By Siddhartha Mazumdar

THE NEW Massachusetts law requiring "informed consent" before abortion, now under consideration by the U.S. Court of Appeals, is a silly law and will probably, if it goes into effect, be a destructive one. But what do you expect from any group that calls itself a state legislature? Ask them to tie their shoes--they will muck it up.

The point, though, is that these people should be commended for at least trying to bring some responsibility to the use of abortion. We do not feel it is wrong to say that 40,000 abortions in one year in the state of Massachusetts is too many. We do not feel that it is altogether obvious to all the women having abortions that abortion is emphatically not a method of birth control. Something has to be done, and if the state legislature has been less than dexterous in doing it, it is not the first time.

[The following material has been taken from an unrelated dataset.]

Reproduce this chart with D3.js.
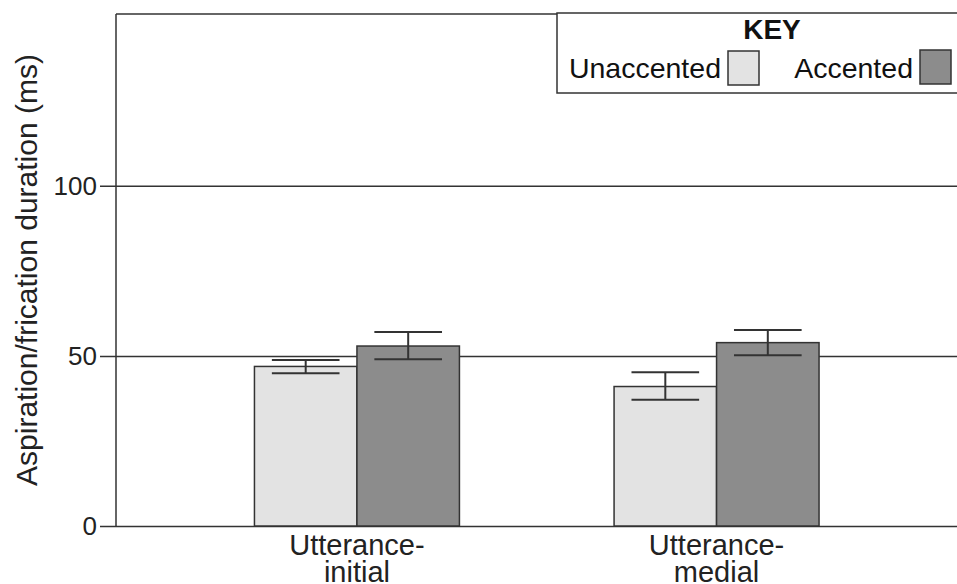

What the law asks, in effect, is for women having abortions to feel guilty about it--and that is a good thing. However much we approve of the right to an abortion, we must condemn the use of that right, just as we must condemn a soldier, or one who kills in selfdefense. And in condemning abortion we condemn ourselves. We should all feel guilty, after each abortion, for we are all part of the society that, of necessity, allows it. The state legislature has only been mistaken in trying to force this emotion through the code of the law. But as "the letter killeth," so do the abortionists, and which is worse?